Pour ce qui concerne l’analyse psychologique, j’ai trouvé que l’ensemble manquait un peu d’épaisseur, mais il est difficile de cerner des personnages qui sont dans l’action et les souvenirs de leur passé en même temps. .
Je dirai pour finir que Blizzard est un premier roman très prometteur, à lire d’une traite et pour la détente, aucun risque d’être déçu. Quel bonheur, la lecture, quelle joie de passer d’un continent à l’autre, d’une plume et d’un sujet à l’autre. Contrairement à ma dernière lecture (Rompre les digues, d’Emmanuelle Pirotte), ici l’action prime. Pourtant, des thèmes importants et intéressants sont abordés : les dernières guerres américaines : celle du Vietnam et celle d’Iraq, la transmission père-fils, le refus ou le désir d’être père (dans les deux cas, c’est expliqué, de manière un peu trop succincte) mais ils ne sont pas ou peu développés. Des faits graves, également, des méfaits commis par certains personnages sont posés dans les pages, sans commentaires non plus. La culpabilité, elle, est bien rendue. Tous les personnages ont une part de responsabilité dans ce qui survient. Tous ont quelque(s) chose(s) à se reprocher dans un passé proche ou lointain, et se le reprochent ou pas. Mais encore une fois je vous rassure :la fin est tout à fait explicite et vous donnera a posteriori l’occasion de réfléchir et de vous faire votre propre idée sur ce que vous aurez relevé.
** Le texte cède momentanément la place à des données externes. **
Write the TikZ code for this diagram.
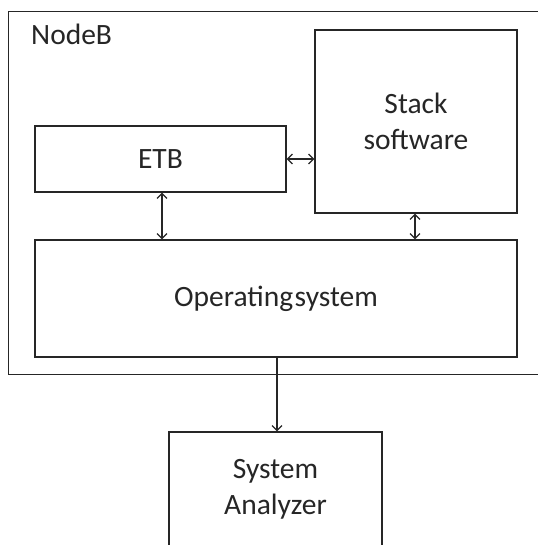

Alors, à quoi ça sert de lire ?
à penser, bien au chaud sous la couette ou calé dans un relax, que cinq personnes sont en train de risquer leur vie dans la neige et le vent. A grelotter de froid et de peur pour eux.
QUELQUES PAROLES (anonymes pour ne pas « spoiler »)
« Je suppose qu’ils aiment la nature, les grands espaces, comme si l’expression en elle-même était une sorte de formule magique qui résolvait tout. De grands espaces, il y en a partout dans le monde et on ne s’y ennuie pas autant. Moi, j’ai toujours préféré la foule ».
Un aphorisme pour certains : « Il y a des choses qui ne durent pas et le moins que l’on puisse dire, c’est que le bonheur occupe toujours la première place du classement ».
Sur la guerre et sa triste (et seule) réalité, un autre aphorisme malheureusement :
« Quelle que soit la technologie utilisée, l’homme trouvera toujours un moyen inédit de blesser, de trancher, d’amputer ses frères à n’en plus finir, c’est dans sa nature. La guerre reste la guerre. Elle terrifie et galvanise en même temps. Elle banalise le fait que vous puissiez tuer d’autres êtres humains, juste parce qu’on vous a dit que vous aviez une bonne raison de le faire, que vous étiez le tenant du bien contre le mal. Il y a toujours une bonne raison pour justifier que nos enfants se fassent sauter sur des mines, pour qu’ils reviennent écharpés ».